Just five minutes down the road at Colleyville Heritage High School, my name was smeared when I ran for student council by my classmates who said: “Don’t vote for the Jew” and “Israel is a fake country.” I grew up in this community, experiencing antisemitism from those of various ethnicities, religions, and political ideologies.

That is the thing about antisemitism – it’s not exclusive to the backwaters of Mississippi or the gates of Buchenwald; anyone can harbor anti-Jewish prejudice. Not even a month after the horrific incident at my synagogue, the Palestinian Solidarity Committee at my university proposed a joint resolution to student government to rescind UT’s adoption of the IHRA definition of antisemitism, which had been unanimously adopted only a year earlier. This resolution was the first time the definition had been challenged at a university after being adopted.

Micah Ross,
Emory University;
United States of America

The unwillingness of educational establishments to acknowledge antisemitism as a legitimate form of bigotry is perhaps just as dangerous as antisemitism

The lack of proper education about the Jewish people is to blame for the current status of antisemitism. Antisemitism is often excluded from curricula aimed at teaching students about different forms of bigotry, because of the presumption that since many Jews are white, they cannot be victims of discrimination.

The unwillingness of educational establishments to acknowledge antisemitism as a legitimate form of bigotry is perhaps just as dangerous as the antisemitism itself. Problems cannot be addressed or solved unless they are first identified. These assumptions translate into biases when educators are charged with teaching Jewish history and in particular, the Holocaust.

Máté Zsédely-Holler,,
University of Amsterdam;
Hungary

Misunderstanding and masquerading the IHRA definition of antisemitism harms Jewish people

One of the most serious issues relating to antisemitism in Amsterdam is fundamental misunderstanding of the International Holocaust Remembrance Alliance (IHRA) definition of antisemitism.

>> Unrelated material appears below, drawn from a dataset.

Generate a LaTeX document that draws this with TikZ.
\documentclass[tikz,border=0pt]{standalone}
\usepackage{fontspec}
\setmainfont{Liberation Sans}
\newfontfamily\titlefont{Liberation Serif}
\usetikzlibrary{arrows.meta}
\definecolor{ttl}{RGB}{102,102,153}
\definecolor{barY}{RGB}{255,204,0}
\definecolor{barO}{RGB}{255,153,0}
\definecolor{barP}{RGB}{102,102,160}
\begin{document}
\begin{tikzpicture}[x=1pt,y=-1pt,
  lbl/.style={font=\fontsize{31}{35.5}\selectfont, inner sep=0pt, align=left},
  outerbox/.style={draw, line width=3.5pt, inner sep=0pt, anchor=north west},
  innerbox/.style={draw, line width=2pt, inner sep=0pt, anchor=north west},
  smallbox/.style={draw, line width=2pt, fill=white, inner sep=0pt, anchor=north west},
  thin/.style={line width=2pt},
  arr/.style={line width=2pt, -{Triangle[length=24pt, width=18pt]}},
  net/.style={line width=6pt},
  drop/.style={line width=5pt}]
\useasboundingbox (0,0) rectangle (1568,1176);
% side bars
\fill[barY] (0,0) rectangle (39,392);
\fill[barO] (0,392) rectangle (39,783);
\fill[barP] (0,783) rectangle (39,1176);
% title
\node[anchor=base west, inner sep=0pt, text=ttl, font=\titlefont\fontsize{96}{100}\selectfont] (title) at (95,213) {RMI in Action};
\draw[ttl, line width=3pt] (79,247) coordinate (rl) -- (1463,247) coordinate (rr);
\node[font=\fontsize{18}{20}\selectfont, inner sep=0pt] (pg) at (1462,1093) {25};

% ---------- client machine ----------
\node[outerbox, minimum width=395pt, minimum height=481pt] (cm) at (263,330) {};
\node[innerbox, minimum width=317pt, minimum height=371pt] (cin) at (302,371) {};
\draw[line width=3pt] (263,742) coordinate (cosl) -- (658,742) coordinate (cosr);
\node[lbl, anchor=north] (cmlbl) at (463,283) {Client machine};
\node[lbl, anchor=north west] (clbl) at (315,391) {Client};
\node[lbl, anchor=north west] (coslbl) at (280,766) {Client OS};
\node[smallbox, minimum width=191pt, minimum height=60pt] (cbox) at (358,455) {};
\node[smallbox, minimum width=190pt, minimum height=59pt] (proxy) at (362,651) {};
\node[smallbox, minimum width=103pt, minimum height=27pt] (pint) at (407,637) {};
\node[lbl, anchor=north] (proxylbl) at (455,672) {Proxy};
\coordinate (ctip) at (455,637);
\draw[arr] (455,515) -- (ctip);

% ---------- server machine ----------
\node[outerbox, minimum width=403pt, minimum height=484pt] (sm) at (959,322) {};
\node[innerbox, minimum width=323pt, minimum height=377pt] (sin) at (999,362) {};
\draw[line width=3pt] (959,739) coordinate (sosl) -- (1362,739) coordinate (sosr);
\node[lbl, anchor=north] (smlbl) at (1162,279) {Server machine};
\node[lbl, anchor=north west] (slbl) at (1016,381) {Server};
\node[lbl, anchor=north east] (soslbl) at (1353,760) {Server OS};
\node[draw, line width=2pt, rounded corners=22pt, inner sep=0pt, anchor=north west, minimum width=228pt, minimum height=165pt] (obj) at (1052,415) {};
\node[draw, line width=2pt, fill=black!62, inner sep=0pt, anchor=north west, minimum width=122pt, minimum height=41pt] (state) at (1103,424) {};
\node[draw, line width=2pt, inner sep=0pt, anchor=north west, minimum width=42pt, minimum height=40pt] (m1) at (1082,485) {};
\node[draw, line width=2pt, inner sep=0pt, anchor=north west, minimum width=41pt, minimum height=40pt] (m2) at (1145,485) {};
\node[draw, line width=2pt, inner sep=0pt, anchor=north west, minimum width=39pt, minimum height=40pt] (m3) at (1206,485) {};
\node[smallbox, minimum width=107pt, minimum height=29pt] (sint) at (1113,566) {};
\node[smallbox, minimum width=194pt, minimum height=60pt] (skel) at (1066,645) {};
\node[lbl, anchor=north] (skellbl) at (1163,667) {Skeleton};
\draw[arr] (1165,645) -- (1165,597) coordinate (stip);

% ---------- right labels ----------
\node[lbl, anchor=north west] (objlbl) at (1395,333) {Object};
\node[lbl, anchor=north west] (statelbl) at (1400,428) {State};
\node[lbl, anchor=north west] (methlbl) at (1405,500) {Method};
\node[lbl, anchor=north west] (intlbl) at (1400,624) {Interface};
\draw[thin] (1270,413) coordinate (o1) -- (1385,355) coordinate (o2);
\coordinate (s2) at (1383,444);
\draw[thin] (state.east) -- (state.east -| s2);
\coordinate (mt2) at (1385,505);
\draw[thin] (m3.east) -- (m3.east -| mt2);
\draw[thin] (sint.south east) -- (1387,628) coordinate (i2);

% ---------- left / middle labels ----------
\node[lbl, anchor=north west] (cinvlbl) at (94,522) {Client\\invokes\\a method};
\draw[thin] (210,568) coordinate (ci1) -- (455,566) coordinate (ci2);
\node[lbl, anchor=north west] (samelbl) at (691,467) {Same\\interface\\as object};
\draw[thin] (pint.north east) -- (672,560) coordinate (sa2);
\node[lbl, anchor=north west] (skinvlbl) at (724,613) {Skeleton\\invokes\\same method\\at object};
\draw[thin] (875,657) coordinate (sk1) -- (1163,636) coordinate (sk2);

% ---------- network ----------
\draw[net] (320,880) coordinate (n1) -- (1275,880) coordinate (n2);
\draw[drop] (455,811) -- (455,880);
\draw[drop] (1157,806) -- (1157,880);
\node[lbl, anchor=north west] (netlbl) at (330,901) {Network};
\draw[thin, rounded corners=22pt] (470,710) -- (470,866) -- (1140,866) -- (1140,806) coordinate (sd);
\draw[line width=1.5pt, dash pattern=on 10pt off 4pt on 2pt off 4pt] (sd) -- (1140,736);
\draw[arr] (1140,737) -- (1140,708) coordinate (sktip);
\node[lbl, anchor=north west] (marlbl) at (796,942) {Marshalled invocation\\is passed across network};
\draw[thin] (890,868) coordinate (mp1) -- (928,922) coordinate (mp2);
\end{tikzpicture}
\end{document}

In January 2022, a Dutch pro-Palestinian NGO requested that a university reveal the names of employees who worked for or supported Israeli organizations. While the universities acquiesced in order to increase institutional transparency, I believe the main reason this antisemitic request was accepted is that educational and political institutions still do not fully comprehend the complexity of antisemitism

The IHRA definition clearly emphasizes the thin line between anti-Zionism and antisemitism. Despite the fact that the Netherlands adopted the definition, educational institutions are not legally bound by it, and intensely politicized interest groups with a majority on university boards oppose its implementation.

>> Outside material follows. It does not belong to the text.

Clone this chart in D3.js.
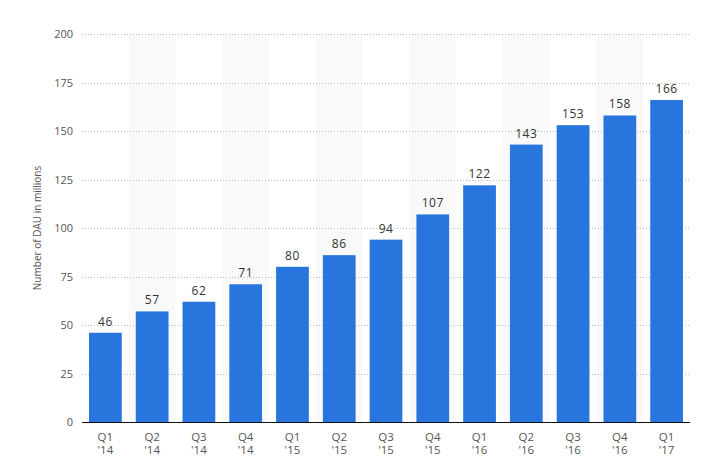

As a result, individual incidents of antisemitism go unreported and large-scale institutional antisemitism remains unaddressed. The challenge for universities and other educational institutions is to comprehend and implement the IHRA definition of antisemitism in order to create an open and safe learning environment for all students, including Jewish students.

Maia Bornsztein, ,
Universidad Torcuato Di Tella;
Argentina

When ideologies become extreme, antisemitism grows on both sides of the political spectrum

The Argentine Jewish community is particularly affected by the polarization in the country’s politics. This was most recently exemplified in the results of November 2021 elections, which showed a significant increase in the votes garnered by the extreme right and by the far left. On the one hand, the far-left is very much in favor of the “Palestinian cause” and on the other, an extreme-right libertarian leader welcomes into his ranks people affiliated with neo-Nazism, despite his at times warm relationship with members of the Jewish communities. When ideologies become extreme, antisemitism grows on both sides of the political spectrum and Jews have limited tools to fend for themselves

Most antisemitic incidents occur on social media, where people feel comfortable expressing themselves. The WJC-affiliated Delegation of Argentine Israeli Association (DAIA) is doing important each day tracking antisemitism on social media.

Abel Hernández Eskenazi,
Technological University of Havana;
Cuba

Conversations about Israel lack objectivity, and basic journalistic integrity

The major problem for the Jewish community in Cuba is the political relationship between Cuba and Israel and bias with which the national media discusses the Arab – Israeli conflict. Due to the alliances between Cuba, Arab countries and the Islamic world in general, there is a widespread rejection of Zionism and therefore the legitimacy of Israel.

These positions, far from being driven by hatred of Jews, are motivated purely by political interests; but if they are not categorically addressed by our community, they can produce prejudices towards the Jewish population that threaten their security and well-being. Conversations lack objectivity and basic journalistic integrity and totally fails to mention the rich history of the relationship between the Cuban people to the history of the Jewish people. Therefore, members of the Jewish community in Cuba work are utilizing social media to share the truth about Israel reality, create places of dialogue between different interreligious groups and highlight the presence of the Jewish people in Cuba.